Buffalo underground statesmen David Kane and John Toohill's throbbing, multi-pronged mutated assault Night Slaves returned today with their latest tape Acceleration Prose, four new dystopian songs that push the boundaries of synth-punk orthodoxy into a sonic wasteland. We caught up with the duo to discuss how they linked up, their ever-evolving sonic experiment, and the recordings behind the new tape.

Photo by Lindsay Tripp

How exactly did you two come together and decide to start making music together under the name Night Slaves? 

David Kane: The planets just lined up for us to make that happen. I think we both had a good feeling that we could make some magic happen.

John Toohill: I already knew a lot of David's music history but one night I saw him performing a solo set and said, "why don’t you let me take a swing at ruining some songs with you?" A few weeks later I got the call.

Was there a concept or vision in mind behind this project? If so, how has it been different to the other projects you've been involved in à la Science Man and Trek with Quintronic? 

DK: A blurry vision maybe. Mostly, we just jumped into that fire and good things began to happen. Neither of us were interested in trying to sound like something we had already done. I don't think anyone would mistake Night Slaves for TwQ, Celibates etc... or Science Man, Hamiltones etc...

JT: David basically said it. The only discussion was to team up and do something we had not done separately. I walked into his basement the first time with no clue what was about to happen. Though that goes for most times I enter the Kane household.

Photo by Lindsay Tripp

How exactly has the ongoing sonic experiment of Night Slaves progressed over the last few years to where it is now with its latest release Acceleration Prose?

DK: Every release has its own identity based on choice of instrumentation, length of songs or what might possibly be driving us at that given moment.

JT: I think some bands worry about their branding or "career" And that's probably smart, but we just kind of follow whatever mood strikes us. If you're lucky, we actually record and release it.

Talk to me about how these new recordings for your latest tape Acceleration Prose. How did they came together and when/where were they recorded?

DK: For this release, our intention was in your face, grungy, drony, for the dance floor numbers. So that's what we did, along with one sonic nightmare because we didn't want to lose any footing in that category, you know, summoning demons is what we do best. The music for this one was recorded on my dining room table to a Boss BR1600 or Zoom R8. The size of the table determines the amount of gear it can contain, and that's good because it forces me to get more creative with less gear.
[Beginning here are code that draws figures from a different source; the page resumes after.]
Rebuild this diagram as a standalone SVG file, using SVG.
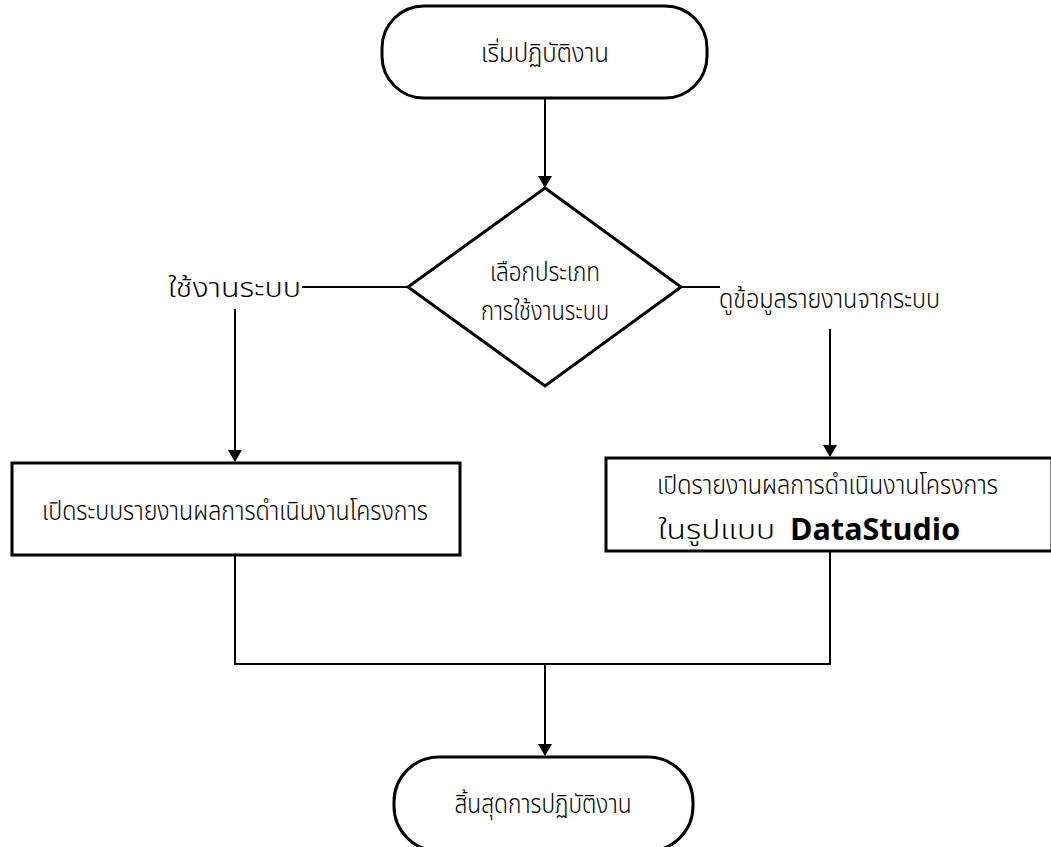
<svg xmlns="http://www.w3.org/2000/svg" width="1051" height="847" viewBox="0 0 1051 847">
<style>
.shape{fill:#fff;stroke:#000;stroke-width:3}
.conn{fill:none;stroke:#000;stroke-width:2}
.th{font-family:'Noto Sans Thai','Noto Sans','DejaVu Sans',sans-serif;font-size:26px;font-weight:300;fill:#000}
.ds{font-family:'Open Sans','Noto Sans',sans-serif;font-weight:bold;font-size:30px;fill:#000}
</style>
<defs>
<marker id="arr" markerWidth="12" markerHeight="14" refX="11" refY="7" orient="auto" markerUnits="userSpaceOnUse">
<path d="M0,0 L12,7 L0,14 Z" fill="#000"/>
</marker>
</defs>
<rect width="1051" height="847" fill="#fff"/>
<g id="connectors">
<line class="conn" x1="545" y1="98" x2="545" y2="187" marker-end="url(#arr)"/>
<line class="conn" x1="408" y1="287" x2="302" y2="287"/>
<line class="conn" x1="235" y1="309" x2="235" y2="461" marker-end="url(#arr)"/>
<line class="conn" x1="681" y1="287" x2="720" y2="287"/>
<line class="conn" x1="830" y1="329" x2="830" y2="456" marker-end="url(#arr)"/>
<polyline class="conn" points="235,555 235,664 830,664 830,551"/>
<line class="conn" x1="545" y1="664" x2="545" y2="755" marker-end="url(#arr)"/>
<text class="th" x="168" y="297" textLength="133" lengthAdjust="spacingAndGlyphs">ใช้งานระบบ</text>
<text class="th" x="719" y="308" textLength="221" lengthAdjust="spacingAndGlyphs">ดูข้อมูลรายงานจากระบบ</text>
</g>
<g id="start">
<rect class="shape" x="382" y="6" width="325" height="92" rx="42" ry="42"/>
<text class="th" x="545" y="62" text-anchor="middle" textLength="128" lengthAdjust="spacingAndGlyphs">เริ่มปฏิบัติงาน</text>
</g>
<g id="decision">
<polygon class="shape" points="545,188 681,287 545,386 408,287"/>
<text class="th" x="545" y="281" text-anchor="middle" textLength="110" lengthAdjust="spacingAndGlyphs">เลือกประเภท</text>
<text class="th" x="545" y="320" text-anchor="middle" textLength="128" lengthAdjust="spacingAndGlyphs">การใช้งานระบบ</text>
</g>
<g id="use-system">
<rect class="shape" x="12" y="463" width="448" height="92"/>
<text class="th" x="235" y="520" text-anchor="middle" textLength="386" lengthAdjust="spacingAndGlyphs">เปิดระบบรายงานผลการดำเนินงานโครงการ</text>
</g>
<g id="view-report">
<rect class="shape" x="606" y="458" width="446" height="93"/>
<text class="th" x="657" y="494" textLength="341" lengthAdjust="spacingAndGlyphs">เปิดรายงานผลการดำเนินงานโครงการ</text>
<text class="th" x="658" y="539" textLength="117" lengthAdjust="spacingAndGlyphs">ในรูปแบบ</text>
<text class="ds" x="790" y="540" textLength="170" lengthAdjust="spacingAndGlyphs">DataStudio</text>
</g>
<g id="end">
<rect class="shape" x="394" y="757" width="299" height="94" rx="45" ry="45"/>
<text class="th" x="543" y="813" text-anchor="middle" textLength="177" lengthAdjust="spacingAndGlyphs">สิ้นสุดการปฏิบัติงาน</text>
</g>
</svg>
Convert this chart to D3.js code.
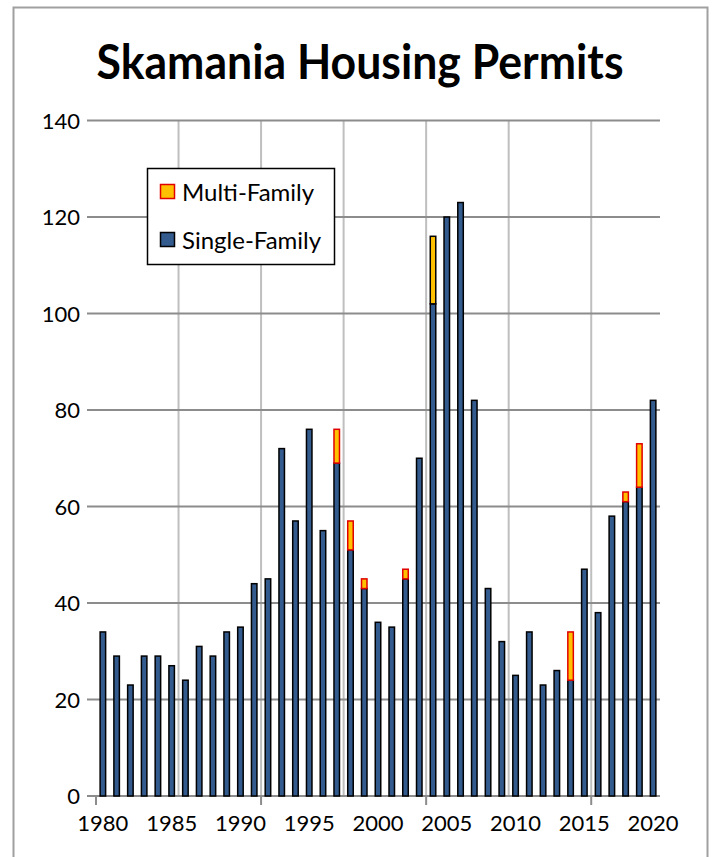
<!DOCTYPE html>
<html>
<head>
<meta charset="utf-8">
<script src="https://cdn.jsdelivr.net/npm/d3@7"></script>
<style>
  html, body { margin: 0; padding: 0; background: #fff; }
  svg { display: block; font-family: Lato, "Open Sans", sans-serif; }
</style>
</head>
<body>
<svg id="chart" width="712" height="857"></svg>
<script>
// années (catégories de l'axe X)
var years = [1980,1981,1982,1983,1984,1985,1986,1987,1988,1989,
             1990,1991,1992,1993,1994,1995,1996,1997,1998,1999,
             2000,2001,2002,2003,2004,2005,2006,2007,2008,2009,
             2010,2011,2012,2013,2014,2015,2016,2017,2018,2019,2020];

// permis maisons individuelles
var singleFamily = [34,29,23,29,29,27,24,31,29,34,
                    35,44,45,72,57,76,55,69,51,43,
                    36,35,45,70,102,120,123,82,43,32,
                    25,34,23,26,24,47,38,58,61,64,82];

// permis logements collectifs (empilés au-dessus)
var multiFamily = [0,0,0,0,0,0,0,0,0,0,
                   0,0,0,0,0,0,0,7,6,2,
                   0,0,2,0,14,0,0,0,0,0,
                   0,0,0,0,10,0,0,0,2,9,0];

var yTicks = [0,20,40,60,80,100,120,140];
var xLabelYears = [1980,1985,1990,1995,2000,2005,2010,2015,2020];

var svg = d3.select("#chart");

var plotLeft = 96, plotRight = 660, plotTop = 120.5, plotBottom = 796;

var x = d3.scaleBand().domain(years).range([plotLeft, plotRight]).padding(0);
var y = d3.scaleLinear().domain([0, 140]).range([plotBottom, plotTop]);
var barW = 5.5;
var fontSz = 22;

// cadre extérieur
svg.append("rect")
  .attr("x", 13.5).attr("y", 7.5)
  .attr("width", 694).attr("height", 870)
  .attr("fill", "none")
  .attr("stroke", "#a0a0a0")
  .attr("stroke-width", 2);

// titre
svg.append("text")
  .attr("x", 360).attr("y", 79)
  .attr("text-anchor", "middle")
  .attr("font-size", 48)
  .attr("font-weight", "bold")
  .attr("textLength", 527)
  .attr("lengthAdjust", "spacingAndGlyphs")
  .text("Skamania Housing Permits");

// grille verticale, toutes les 6 catégories
var vGrid = years.filter((d, i) => i > 0 && i % 6 === 0);
svg.append("g").selectAll("line")
  .data(vGrid)
  .enter().append("line")
  .attr("x1", d => x(d)).attr("x2", d => x(d))
  .attr("y1", plotTop).attr("y2", plotBottom)
  .attr("stroke", "#bfbfbf")
  .attr("stroke-width", 2);

// grille horizontale
svg.append("g").selectAll("line")
  .data(yTicks)
  .enter().append("line")
  .attr("x1", plotLeft - 9).attr("x2", plotRight)
  .attr("y1", d => y(d)).attr("y2", d => y(d))
  .attr("stroke", "#8c8c8c")
  .attr("stroke-width", 2);

// étiquettes Y
svg.append("g").selectAll("text")
  .data(yTicks)
  .enter().append("text")
  .attr("x", 80)
  .attr("y", d => y(d) + 8)
  .attr("text-anchor", "end")
  .attr("font-size", fontSz)
  .text(d => d);

// petites marques de l'axe X (toutes les 12 catégories)
var xTickMarks = years.filter((d, i) => i % 12 === 0);
svg.append("g").selectAll("line")
  .data(xTickMarks)
  .enter().append("line")
  .attr("x1", d => x(d)).attr("x2", d => x(d))
  .attr("y1", plotBottom).attr("y2", plotBottom + 9)
  .attr("stroke", "#8c8c8c")
  .attr("stroke-width", 2);

// étiquettes X
svg.append("g").selectAll("text")
  .data(xLabelYears)
  .enter().append("text")
  .attr("x", d => x(d) + x.bandwidth() / 2)
  .attr("y", 831)
  .attr("text-anchor", "middle")
  .attr("font-size", fontSz)
  .text(d => d);

var rows = years.map((yr, i) => ({year: yr, single: singleFamily[i], multi: multiFamily[i]}));

// barres maisons individuelles
svg.append("g").selectAll("rect")
  .data(rows)
  .enter().append("rect")
  .attr("x", d => x(d.year) + x.bandwidth() / 2 - barW / 2)
  .attr("y", d => y(d.single))
  .attr("width", barW)
  .attr("height", d => y(0) - y(d.single))
  .attr("fill", "#335b8e")
  .attr("stroke", "#000")
  .attr("stroke-width", 1.5);

// barres logements collectifs
svg.append("g").selectAll("rect")
  .data(rows.filter(d => d.multi > 0))
  .enter().append("rect")
  .attr("x", d => x(d.year) + x.bandwidth() / 2 - barW / 2)
  .attr("y", d => y(d.single + d.multi))
  .attr("width", barW)
  .attr("height", d => y(d.single) - y(d.single + d.multi))
  .attr("fill", "#ffc000")
  .attr("stroke", d => d.year === 2004 ? "#000" : "#e00000")
  .attr("stroke-width", 1.5);

// légende
var legend = svg.append("g");
legend.append("rect")
  .attr("x", 147.5).attr("y", 168.5)
  .attr("width", 187).attr("height", 96)
  .attr("fill", "#fff")
  .attr("stroke", "#000")
  .attr("stroke-width", 1.5);

var legendItems = [
  {label: "Multi-Family", fill: "#ffc000", stroke: "#e00000", cy: 192},
  {label: "Single-Family", fill: "#335b8e", stroke: "#000", cy: 240}
];
legendItems.forEach(it => {
  legend.append("rect")
    .attr("x", 160.5).attr("y", it.cy - 7.5)
    .attr("width", 14).attr("height", 14)
    .attr("fill", it.fill)
    .attr("stroke", it.stroke)
    .attr("stroke-width", 1.5);
  legend.append("text")
    .attr("x", 182).attr("y", it.cy + 8.5)
    .attr("font-size", 24)
    .text(it.label);
});
</script>
</body>
</html>
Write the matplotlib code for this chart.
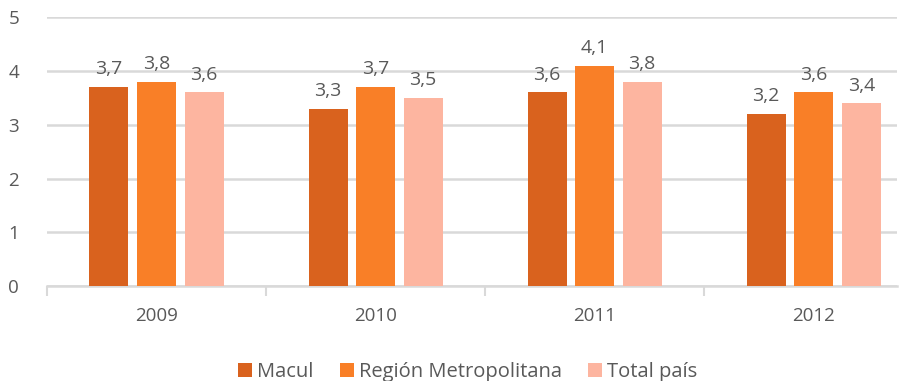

JT: From the first note he played me in these sessions, I knew exactly what to do.

Photo by Lindsay Tripp

My personal favorite song is the electro-punk assault of  "Eliminator." What was the idea or inspiration behind this one?

JT: I heard the music and started thinking about various dystopian future/police state movies like RoboCop, Hardware, Existenz, Blade Runner, Judge Dredd, Running Man, and how their absurdity feels less and less inconceivable in our reality by the day. All the systems our society has in place to protect us have become so blatantly corrupted to the point of it almost being celebrated. The insane, terrifying, hopelessness of it all seems to only inspire more brutality. I fantasized about my own vision of this and how you almost can't make a dystopian sci-fi movie anymore because we're just living in it. This would be the song from the preview where Don LaFontaine says over the top "The Eliminator. Because the hunger of the web can't be coerced."

What else has been happening in the lab for you two? Also can fans expect any Night Slaves shows down the line? 

DK: We always have more songs in the bag, and who knows where the next one will take us. There are a lot of trails we have not gone down, yet...

JT: I look forward to whatever David surprises me with next.

Acceleration Prose is out now on Swimming Faith Records.